**WHAT IS BEING ASKED**
Every line of the data that contains the string "chart" must be copied.

**DATA SHOWN**
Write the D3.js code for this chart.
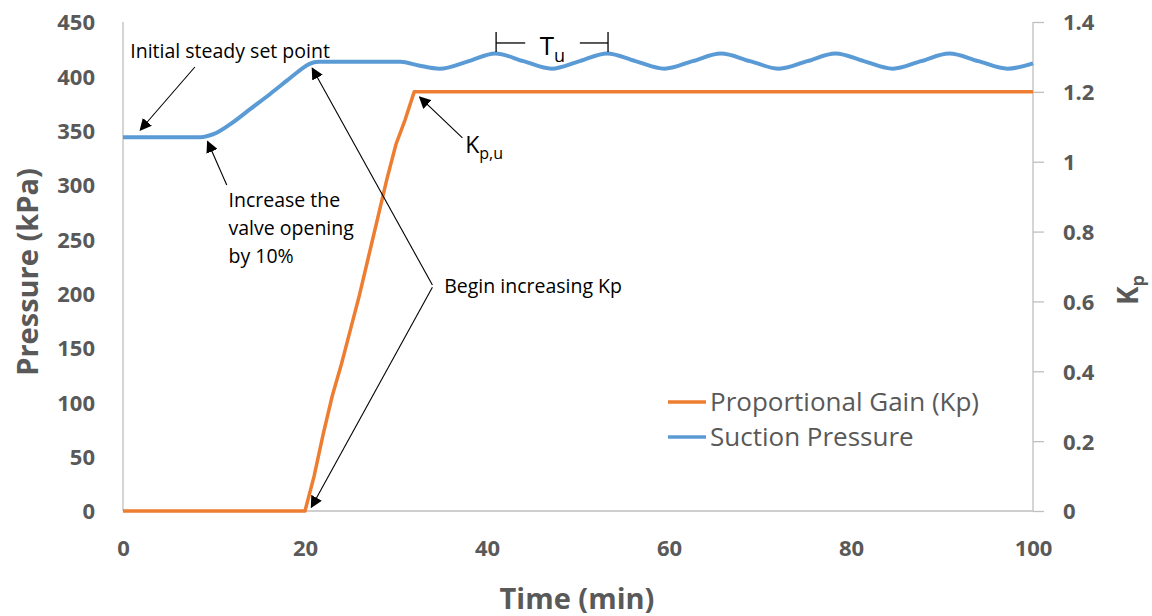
<!DOCTYPE html>
<html>
<head>
<meta charset="utf-8">
<script src="https://cdn.jsdelivr.net/npm/d3@7"></script>
<style>
  html, body { margin: 0; padding: 0; background: #fff; }
  svg { display: block; font-family: "Open Sans", "Liberation Sans", sans-serif; }
</style>
</head>
<body>
<svg id="chart" width="1152" height="616"></svg>
<script>
// Suction pressure (kPa) over time (min)
const pressureTime = [0, 8.5, 10, 11.8, 14, 16.2, 18, 19.5, 20.5, 21.5, 30.5, 32.5, 34.8,
  38, 40.9, 44, 47.1, 50.2, 53.2, 56.3, 59.5, 62.6, 65.7, 68.9, 72.1, 75.2, 78.3,
  81.4, 84.6, 87.7, 90.8, 94, 97.2, 100];
const pressureValues = [344, 344, 347, 356, 370, 384, 396, 406, 411.5, 413.5, 413.5, 410, 407,
  414, 421, 414, 407, 414, 421, 414, 407, 414, 421, 414, 407, 414, 421,
  414, 407, 414, 421, 414, 407, 412];

// Proportional gain Kp over time (min)
const gainTime = [0, 20, 21, 22, 23, 24, 25, 26, 27, 28, 29, 30, 31, 32, 100];
const gainValues = [0, 0, 0.1, 0.22, 0.33, 0.42, 0.52, 0.62, 0.73, 0.84, 0.95, 1.05, 1.12, 1.2, 1.2];

const timeTicks = [0, 20, 40, 60, 80, 100];
const pressureTicks = [0, 50, 100, 150, 200, 250, 300, 350, 400, 450];
const gainTicks = [0, 0.2, 0.4, 0.6, 0.8, 1, 1.2, 1.4];

const seriesNames = ["Proportional Gain (Kp)", "Suction Pressure"];
const seriesColors = ["#ED7D31", "#5B9BD5"];

const svg = d3.select("#chart");
const textGray = "#595959";
const axisGray = "#BFBFBF";

const x = d3.scaleLinear().domain([0, 100]).range([123, 1033]);
const yP = d3.scaleLinear().domain([0, 450]).range([511, 22]);
const yK = d3.scaleLinear().domain([0, 1.4]).range([511, 22]);

// arrowhead marker
svg.append("defs").append("marker")
  .attr("id", "arrow")
  .attr("viewBox", "0 0 10 10")
  .attr("refX", 9).attr("refY", 5)
  .attr("markerWidth", 12).attr("markerHeight", 12)
  .attr("markerUnits", "userSpaceOnUse")
  .attr("orient", "auto")
  .append("path").attr("d", "M0,0 L10,5 L0,10 z").attr("fill", "#000");

// axis lines
svg.append("line").attr("x1", x(0)).attr("x2", x(0)).attr("y1", yP(450)).attr("y2", yP(0))
  .attr("stroke", axisGray).attr("stroke-width", 1.3);
svg.append("line").attr("x1", x(0)).attr("x2", x(100)).attr("y1", yP(0)).attr("y2", yP(0))
  .attr("stroke", axisGray).attr("stroke-width", 1.3);

// right Kp axis with outward ticks
const rightAxis = svg.append("g")
  .attr("transform", `translate(${x(100)},0)`)
  .call(d3.axisRight(yK).tickValues(gainTicks).tickSize(11).tickPadding(19)
    .tickFormat(d => String(+d.toFixed(1))));
rightAxis.select(".domain").attr("stroke", axisGray).attr("stroke-width", 1.3)
  .attr("d", `M0,${yK(1.4)}V${yK(0)}`);
rightAxis.selectAll(".tick line").attr("stroke", axisGray).attr("stroke-width", 1.3);
rightAxis.selectAll(".tick text")
  .attr("fill", textGray).attr("font-size", 22).attr("font-weight", 700)
  .attr("font-family", "'Open Sans', sans-serif").attr("dy", "0.36em");

// left pressure axis labels
const leftAxis = svg.append("g")
  .attr("transform", `translate(${x(0)},0)`)
  .call(d3.axisLeft(yP).tickValues(pressureTicks).tickSize(0).tickPadding(28));
leftAxis.select(".domain").remove();
leftAxis.selectAll(".tick text")
  .attr("fill", textGray).attr("font-size", 22).attr("font-weight", 700)
  .attr("font-family", "'Open Sans', sans-serif").attr("dy", "0.36em");

// bottom time axis labels
const bottomAxis = svg.append("g")
  .attr("transform", `translate(0,${yP(0)})`)
  .call(d3.axisBottom(x).tickValues(timeTicks).tickSize(0).tickPadding(29));
bottomAxis.select(".domain").remove();
bottomAxis.selectAll(".tick text")
  .attr("fill", textGray).attr("font-size", 22).attr("font-weight", 700)
  .attr("font-family", "'Open Sans', sans-serif");

// axis titles
svg.append("text").attr("x", 577).attr("y", 609).attr("text-anchor", "middle")
  .attr("fill", textGray).attr("font-size", 29).attr("font-weight", 700)
  .text("Time (min)");
svg.append("text").attr("transform", "translate(38,272) rotate(-90)").attr("text-anchor", "middle")
  .attr("fill", textGray).attr("font-size", 29).attr("font-weight", 700)
  .text("Pressure (kPa)");
const kTitle = svg.append("text").attr("transform", "translate(1138,290) rotate(-90)")
  .attr("text-anchor", "middle").attr("fill", textGray).attr("font-size", 28).attr("font-weight", 700);
kTitle.append("tspan").text("K");
kTitle.append("tspan").attr("font-size", 18).attr("dy", 6).text("p");

// series lines
const gainLine = d3.line().x((d, i) => x(gainTime[i])).y(d => yK(d));
svg.append("path").datum(gainValues).attr("d", gainLine)
  .attr("fill", "none").attr("stroke", seriesColors[0]).attr("stroke-width", 3.5)
  .attr("stroke-linejoin", "round");

const pressureLine = d3.line().curve(d3.curveMonotoneX)
  .x((d, i) => x(pressureTime[i])).y(d => yP(d));
svg.append("path").datum(pressureValues).attr("d", pressureLine)
  .attr("fill", "none").attr("stroke", seriesColors[1]).attr("stroke-width", 4)
  .attr("stroke-linejoin", "round");

// legend
const legend = svg.append("g");
seriesNames.forEach((name, i) => {
  const ly = 402 + i * 35;
  legend.append("line").attr("x1", 668).attr("x2", 706).attr("y1", ly).attr("y2", ly)
    .attr("stroke", seriesColors[i]).attr("stroke-width", 3.5);
  legend.append("text").attr("x", 710).attr("y", ly + 9)
    .attr("fill", textGray).attr("font-size", 26).text(name);
});

// annotations
const ann = svg.append("g").attr("fill", "#000").attr("font-size", 19.5);
function arrow(t1, v1, t2, v2, yScale) {
  ann.append("line")
    .attr("x1", x(t1)).attr("y1", yScale(v1))
    .attr("x2", x(t2)).attr("y2", yScale(v2))
    .attr("stroke", "#000").attr("stroke-width", 1.1)
    .attr("marker-end", "url(#arrow)");
}

ann.append("text").attr("x", x(0.8)).attr("y", yP(417)).text("Initial steady set point");
arrow(7.9, 408.6, 1.9, 350.6, yP);

const inc = ann.append("text").attr("x", x(11.6)).attr("y", yP(280));
["Increase the", "valve opening", "by 10%"].forEach((s, i) => {
  inc.append("tspan").attr("x", x(11.6)).attr("dy", i === 0 ? 0 : 28).text(s);
});
arrow(11.4, 300, 9.3, 340, yP);

ann.append("text").attr("x", x(35.3)).attr("y", yP(200.5)).text("Begin increasing Kp");
arrow(34, 208, 20.8, 407.5, yP);
arrow(34, 206, 20.7, 3.5, yP);

const kpu = ann.append("text").attr("x", x(37.6)).attr("y", yK(1.025)).attr("font-size", 23);
kpu.append("tspan").text("K");
kpu.append("tspan").attr("font-size", 16).attr("dy", 6).text("p,u");
arrow(37.3, 1.068, 32.6, 1.185, yK);

// oscillation period bracket
const tu = svg.append("g").attr("stroke", "#000").attr("stroke-width", 1.3);
tu.append("line").attr("x1", x(41)).attr("x2", x(41)).attr("y1", yP(440.8)).attr("y2", yP(422.4));
tu.append("line").attr("x1", x(41)).attr("x2", x(44.2)).attr("y1", yP(430.7)).attr("y2", yP(430.7));
tu.append("line").attr("x1", x(50.2)).attr("x2", x(53.3)).attr("y1", yP(430.7)).attr("y2", yP(430.7));
tu.append("line").attr("x1", x(53.3)).attr("x2", x(53.3)).attr("y1", yP(440.8)).attr("y2", yP(422.4));
const tuText = svg.append("text").attr("x", x(45.8)).attr("y", yP(419.6))
  .attr("fill", "#000").attr("font-size", 26);
tuText.append("tspan").text("T");
tuText.append("tspan").attr("font-size", 18).attr("dy", 7).text("u");
</script>
</body>
</html>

**OUTPUT**
Write the D3.js code for this chart.
<svg id="chart" width="1152" height="616"></svg>
const svg = d3.select("#chart");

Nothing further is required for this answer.